Cool Curreri conquers all


Paul Curreri gives you the wonderful options of reading his stand-alone worthy words, or listening to unassumingly complex playing, or, if you’ve got the time and desire to drop your jaw for a bit, doing both. 

If you’ve got half an hour to spare, go to his website (www.paulcurreri.com) and read his lyrics straight through. Again, leave yourself some time to wipe the drool and push the jaw back skyward. Curreri likes honey, and trains, and cars, and bodies of water and the vessels that float on them, and nighttime. You will, too. 

Like most folkies, he digs the view on both sides of his window, except somehow he’s got way funkier windows than most people: “Funny people, you and me both/Pressing up our mouths and our foreign coasts to coast.” “Ten vultures on a deer/I’ve seen it!/I’ll not move hastily.” “Slept by her and I dreamt of bees/Stinging me one by one.” “Someone said, ‘There’s teeth in the river’/But the river got sailed.”

Or, pick a night, an evening with rain or mist and a shy moon, and get caught in the current of his clockwork acoustic guitar, get showered by the notes that arc off the strings like sparks. On the page, his lyrics get dotted with as many question marks and exclamation points as periods. Curreri wrings bent and worried tones and hacks ringing, open-ended chords to punctuate points, or question arguments, or second emotions. It’s a more lively conversation— among himself, his guitar, his characters, his listeners— than in a roomful of people.

Curreri’s voice, with its acrobatic inflections (see the vintage end-of-line downturns), his self-contained world of stream-of-consciousness jags, and his folk, country, and blues role models all make it nearly impossible not to think of Dylan. Even his appearance keeps up its end of the comparison: he looks like an unkempt slacker ragamuffin teddy bear, which is to say he looks wicked cool, like Dylan.

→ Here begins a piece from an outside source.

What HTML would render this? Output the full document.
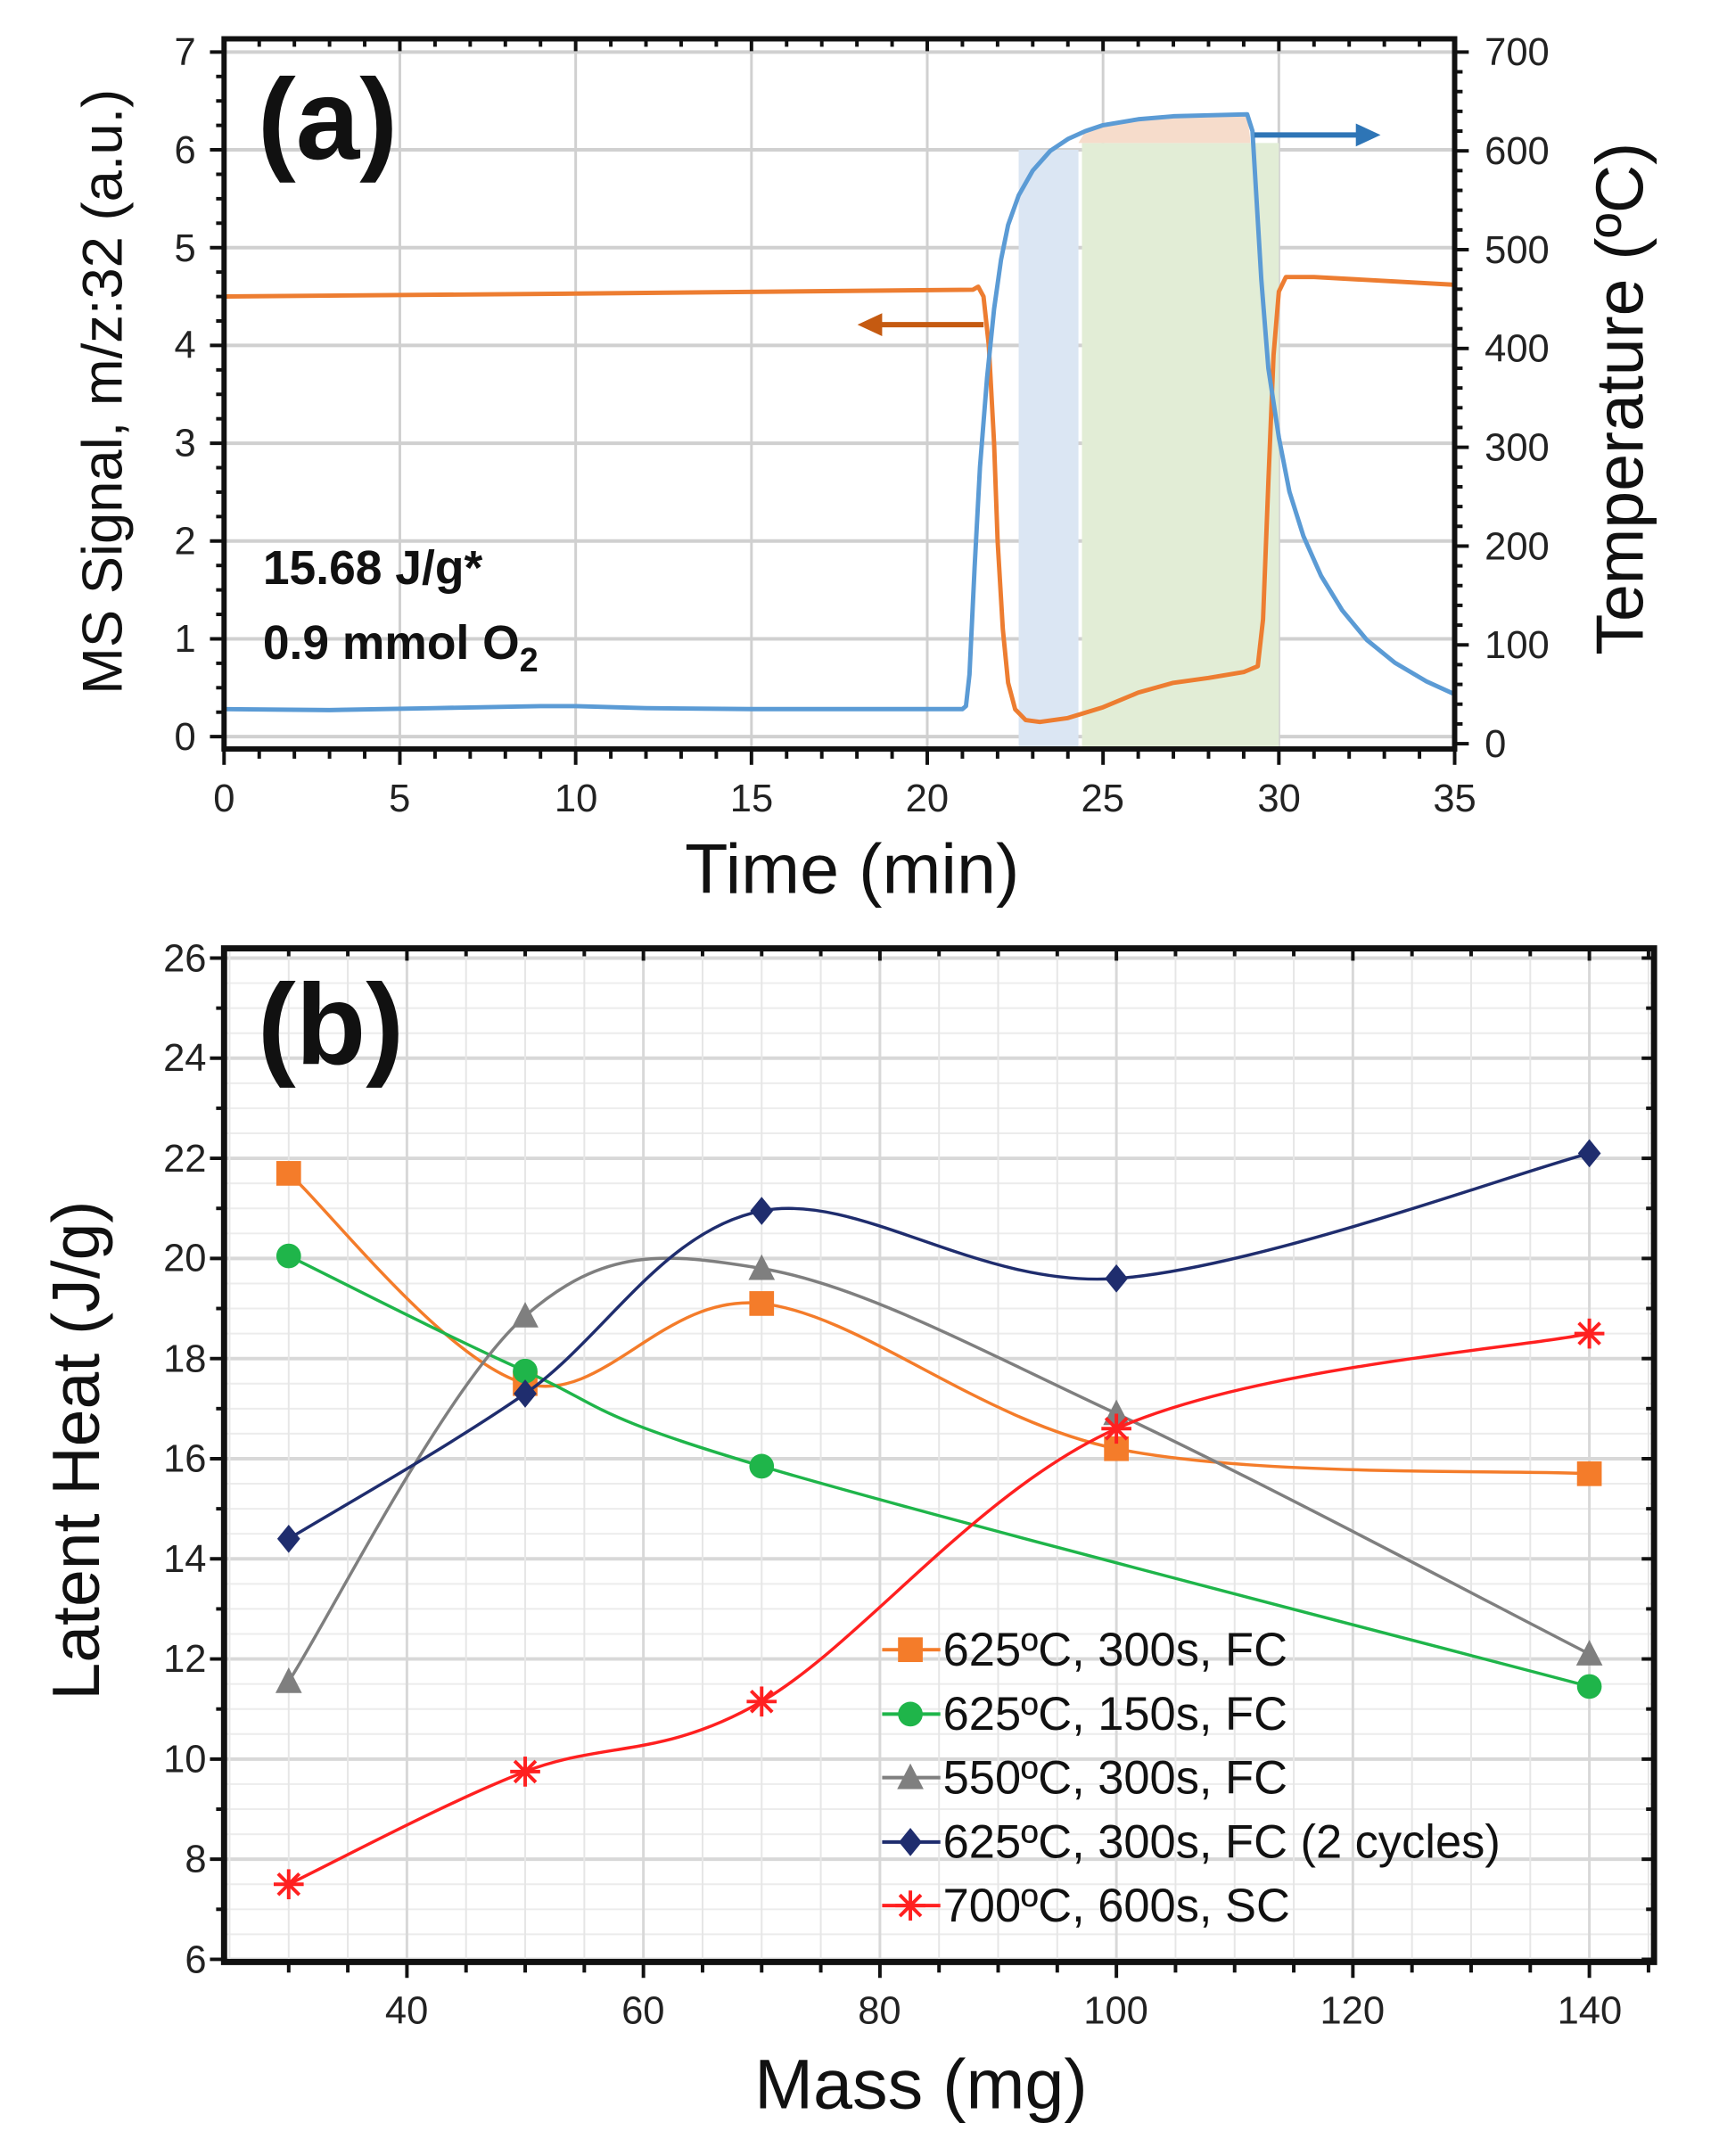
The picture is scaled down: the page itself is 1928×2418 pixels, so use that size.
<!DOCTYPE html>
<html><head><meta charset="utf-8"><style>
html,body{margin:0;padding:0;background:#fff;}
svg{display:block;font-family:"Liberation Sans",Arial,sans-serif;}
</style></head><body>
<svg id="s" width="1928" height="2418" viewBox="0 0 1928 2418" xmlns="http://www.w3.org/2000/svg">
<rect width="1928" height="2418" fill="#fff"/>
<g transform="scale(0.9894)">
<g id="ga"></g>
<g id="gb"></g>
<!-- Panel a text -->
<g font-size="44" fill="#222" text-anchor="end">
<text x="222" y="74">7</text><text x="222" y="185">6</text><text x="222" y="296">5</text><text x="222" y="406">4</text><text x="222" y="517">3</text><text x="222" y="628">2</text><text x="222" y="739">1</text><text x="222" y="850">0</text>
</g>
<g font-size="44" fill="#222" text-anchor="start">
<text x="1683" y="74">700</text><text x="1683" y="186">600</text><text x="1683" y="298">500</text><text x="1683" y="410">400</text><text x="1683" y="522">300</text><text x="1683" y="634">200</text><text x="1683" y="746">100</text><text x="1683" y="858">0</text>
</g>
<g font-size="44" fill="#222" text-anchor="middle">
<text x="254" y="920">0</text><text x="453" y="920">5</text><text x="653" y="920">10</text><text x="852" y="920">15</text><text x="1051" y="920">20</text><text x="1250" y="920">25</text><text x="1450" y="920">30</text><text x="1649" y="920">35</text>
</g>
<text x="966" y="1012" font-size="80" text-anchor="middle" fill="#111">Time (min)</text>
<text transform="translate(138,444) rotate(-90)" font-size="64" text-anchor="middle" fill="#111">MS Signal, m/z:32 (a.u.)</text>
<text transform="translate(1862,452) rotate(-90)" font-size="76" text-anchor="middle" fill="#111">Temperature (ºC)</text>
<text x="292" y="180" font-size="130" font-weight="bold" fill="#111">(a)</text>
<text x="298" y="662" font-size="54" font-weight="bold" fill="#111">15.68 J/g*</text>
<text x="298" y="747" font-size="54" font-weight="bold" fill="#111">0.9 mmol O<tspan font-size="38" dy="14">2</tspan></text>
<!-- Panel b text -->
<g font-size="44" fill="#222" text-anchor="end">
<text x="234" y="1101">26</text><text x="234" y="1214">24</text><text x="234" y="1328">22</text><text x="234" y="1441">20</text><text x="234" y="1555">18</text><text x="234" y="1668">16</text><text x="234" y="1782">14</text><text x="234" y="1895">12</text><text x="234" y="2009">10</text><text x="234" y="2122">8</text><text x="234" y="2236">6</text>
</g>
<g font-size="44" fill="#222" text-anchor="middle">
<text x="461" y="2294">40</text><text x="729" y="2294">60</text><text x="997" y="2294">80</text><text x="1265" y="2294">100</text><text x="1533" y="2294">120</text><text x="1802" y="2294">140</text>
</g>
<text x="1044" y="2390" font-size="80" text-anchor="middle" fill="#111">Mass (mg)</text>
<text transform="translate(112,1644) rotate(-90)" font-size="76" text-anchor="middle" fill="#111">Latent Heat (J/g)</text>
<text x="292" y="1206" font-size="130" font-weight="bold" fill="#111">(b)</text>
<g font-size="53" fill="#111">
<text x="1069" y="1888">625ºC, 300s, FC</text>
<text x="1069" y="1961">625ºC, 150s, FC</text>
<text x="1069" y="2033">550ºC, 300s, FC</text>
<text x="1069" y="2106">625ºC, 300s, FC (2 cycles)</text>
<text x="1069" y="2178">700ºC, 600s, SC</text>
</g>
</g>
</svg>
<script>
var NS="http://www.w3.org/2000/svg";
function el(p,t,a){var e=document.createElementNS(NS,t);for(var k in a)e.setAttribute(k,a[k]);p.appendChild(e);return e;}
function cr(pts){var d="M"+pts[0][0]+","+pts[0][1];for(var i=0;i<pts.length-1;i++){var p0=pts[i-1]||pts[i],p1=pts[i],p2=pts[i+1],p3=pts[i+2]||p2;var c1=[p1[0]+(p2[0]-p0[0])/6,p1[1]+(p2[1]-p0[1])/6],c2=[p2[0]-(p3[0]-p1[0])/6,p2[1]-(p3[1]-p1[1])/6];d+=" C"+c1[0]+","+c1[1]+" "+c2[0]+","+c2[1]+" "+p2[0]+","+p2[1];}return d;}
function pl(pts){return pts.map(function(p){return p[0].toFixed(1)+","+p[1].toFixed(1)}).join(" ");}
// Panel a
var ga=document.getElementById("ga");
var L=254,R=1649,T=44,B=849;
function xt(t){return L+t*39.857;}function yl(v){return 835-v*110.86;}function yT(c){return 843-c*1.12;}
for(var v=0;v<=7;v++)el(ga,"line",{x1:L,x2:R,y1:yl(v),y2:yl(v),stroke:"#d0d0d0","stroke-width":4});
for(var t=5;t<35;t+=5)el(ga,"line",{x1:xt(t),x2:xt(t),y1:T,y2:B,stroke:"#d0d0d0","stroke-width":3});
el(ga,"rect",{x:xt(22.6),y:yl(6),width:xt(24.3)-xt(22.6),height:B-yl(6),fill:"#dbe6f3"});
el(ga,"rect",{x:xt(24.4),y:yl(6.07),width:xt(30)-xt(24.4),height:B-yl(6.07),fill:"#e2edd6"});
var tp=[[0,35],[3,34],[6,36],[9,38],[10,38],[12,36],[15,35],[20,35],[21,35],[21.1,38],[21.2,70],[21.35,180],[21.5,280],[21.7,370],[21.9,440],[22.1,490],[22.3,525],[22.6,555],[23,580],[23.5,600],[24,612],[24.5,620],[25,626],[26,632],[27,635],[28,636],[29.1,637],[29.25,620],[29.35,560],[29.5,470],[29.7,380],[30,310],[30.3,255],[30.7,210],[31.2,170],[31.8,135],[32.5,105],[33.3,82],[34.2,63],[35,50]];
var pe=[[xt(24.3),yl(6.07)]];tp.forEach(function(p){if(p[0]>=24.3&&p[0]<=29.1)pe.push([xt(p[0]),yT(p[1])]);});pe.push([xt(29.2),yl(6.07)]);
el(ga,"polygon",{points:pl(pe),fill:"#f6dccb"});
var op=[[0,4.5],[10,4.53],[21.3,4.57],[21.45,4.6],[21.6,4.5],[21.75,4.0],[21.9,3.0],[22.0,2.0],[22.15,1.1],[22.3,0.55],[22.5,0.28],[22.8,0.17],[23.2,0.15],[24,0.19],[25,0.3],[26,0.45],[27,0.55],[28,0.6],[29,0.66],[29.4,0.72],[29.55,1.2],[29.7,2.6],[29.85,3.9],[30.0,4.55],[30.2,4.7],[31,4.7],[35,4.62]];
el(ga,"polyline",{points:pl(op.map(function(p){return[xt(p[0]),yl(p[1])]})),fill:"none",stroke:"#ed7d31","stroke-width":5,"stroke-linejoin":"round"});
el(ga,"polyline",{points:pl(tp.map(function(p){return[xt(p[0]),yT(p[1])]})),fill:"none",stroke:"#5b9bd5","stroke-width":5,"stroke-linejoin":"round"});
// arrows
el(ga,"line",{x1:1115,x2:995,y1:368,y2:368,stroke:"#c55a11","stroke-width":6});
el(ga,"polygon",{points:"972,368 1000,355 1000,381",fill:"#c55a11"});
el(ga,"line",{x1:1422,x2:1540,y1:153,y2:153,stroke:"#2e75b6","stroke-width":6});
el(ga,"polygon",{points:"1565,153 1537,140 1537,166",fill:"#2e75b6"});
// frame and ticks a
el(ga,"rect",{x:L,y:T,width:R-L,height:B-T,fill:"none",stroke:"#111","stroke-width":6});
for(var t=0;t<=35;t+=1){var big=t%5==0;el(ga,"line",{x1:xt(t),x2:xt(t),y1:B,y2:B+(big?18:11),stroke:"#111","stroke-width":4});el(ga,"line",{x1:xt(t),x2:xt(t),y1:T,y2:T+(big?14:9),stroke:"#111","stroke-width":4});}
for(var v=0;v<=7;v+=0.25){var big=v%1==0;el(ga,"line",{x1:L,x2:L-(big?16:9),y1:yl(v),y2:yl(v),stroke:"#111","stroke-width":4});}
for(var c=0;c<=700;c+=20){var big=c%100==0;el(ga,"line",{x1:R,x2:R+(big?16:9),y1:yT(c),y2:yT(c),stroke:"#111","stroke-width":4});}
// Panel b
var gb=document.getElementById("gb");
var L2=254,R2=1875,T2=1075,B2=2224;
function xm(m){return 461.3+(m-40)*13.404;}function yh(h){return 2221-(h-6)*56.75;}
for(var h=6;h<=26;h+=0.5){var big=h%2==0;el(gb,"line",{x1:L2,x2:R2,y1:yh(h),y2:yh(h),stroke:big?"#d8d8d8":"#ececec","stroke-width":big?4:2});}
for(var m=25;m<=145;m+=5){var big=m%20==0;el(gb,"line",{x1:xm(m),x2:xm(m),y1:T2,y2:B2,stroke:big?"#d8d8d8":"#e6e6e6","stroke-width":big?3:2});}
var S=[
{c:"#f47c2a",mk:"sq",d:[[30,21.7],[50,17.5],[70,19.1],[100,16.2],[140,15.7]]},
{c:"#1fb54a",mk:"ci",d:[[30,20.05],[50,17.75],[70,15.85],[140,11.45]]},
{c:"#7f7f7f",mk:"tr",d:[[30,11.55],[50,18.85],[70,19.8],[100,16.9],[140,12.1]]},
{c:"#1f2d6e",mk:"di",d:[[30,14.4],[50,17.3],[70,20.95],[100,19.6],[140,22.1]]},
{c:"#ff2020",mk:"st",d:[[30,7.5],[50,9.75],[70,11.15],[100,16.6],[140,18.5]]}];
function marker(g,k,x,y,c){
 if(k=="sq")el(g,"rect",{x:x-14,y:y-14,width:28,height:28,fill:c});
 else if(k=="ci")el(g,"circle",{cx:x,cy:y,r:14,fill:c});
 else if(k=="tr")el(g,"polygon",{points:(x)+","+(y-16)+" "+(x-15)+","+(y+13)+" "+(x+15)+","+(y+13),fill:c});
 else if(k=="di")el(g,"polygon",{points:x+","+(y-16)+" "+(x+13)+","+y+" "+x+","+(y+16)+" "+(x-13)+","+y,fill:c});
 else{for(var a=0;a<4;a++){var an=a*Math.PI/4;el(g,"line",{x1:x-17*Math.cos(an),y1:y-17*Math.sin(an),x2:x+17*Math.cos(an),y2:y+17*Math.sin(an),stroke:c,"stroke-width":4});}}
}
S.forEach(function(s,i){
 var pts=s.d.map(function(p){return[xm(p[0]),yh(p[1])]});
 el(gb,"path",{d:cr(pts),fill:"none",stroke:s.c,"stroke-width":3.5});
 pts.forEach(function(p){marker(gb,s.mk,p[0],p[1],s.c);});
 var ly=[1870,1943,2015,2088,2160][i];
 el(gb,"line",{x1:1000,x2:1066,y1:ly,y2:ly,stroke:s.c,"stroke-width":4});
 marker(gb,s.mk,1032,ly,s.c);
});
el(gb,"rect",{x:L2,y:T2,width:R2-L2,height:B2-T2,fill:"none",stroke:"#111","stroke-width":7});
for(var m=30;m<=145;m+=5){var big=m%20==0;el(gb,"line",{x1:xm(m),x2:xm(m),y1:B2,y2:B2+(big?18:12),stroke:"#111","stroke-width":4});el(gb,"line",{x1:xm(m),x2:xm(m),y1:T2,y2:T2+(big?14:9),stroke:"#111","stroke-width":4});}
for(var h=6;h<=26;h+=1){var big=h%2==0;el(gb,"line",{x1:L2,x2:L2-(big?16:9),y1:yh(h),y2:yh(h),stroke:"#111","stroke-width":4});el(gb,"line",{x1:R2,x2:R2-(big?14:9),y1:yh(h),y2:yh(h),stroke:"#111","stroke-width":4});}
</script>
</body></html>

Unlike Dylan, he’s got a gee-whiz air about him, as if he’s almost as surprised as we are at everything going on in his songs. And if his world seems a bit opaque, he shares in the confusion himself. He’s less daring us with riddles than presenting us with them, as if to see if we can make heads or tails of them ourselves. It’s that generosity that comes through the strongest, and it is his music’s biggest strength. 

 

Paul Curreri performs in the round with Devon at Tokyo Rose, Saturday, February 16. $5, 10pm.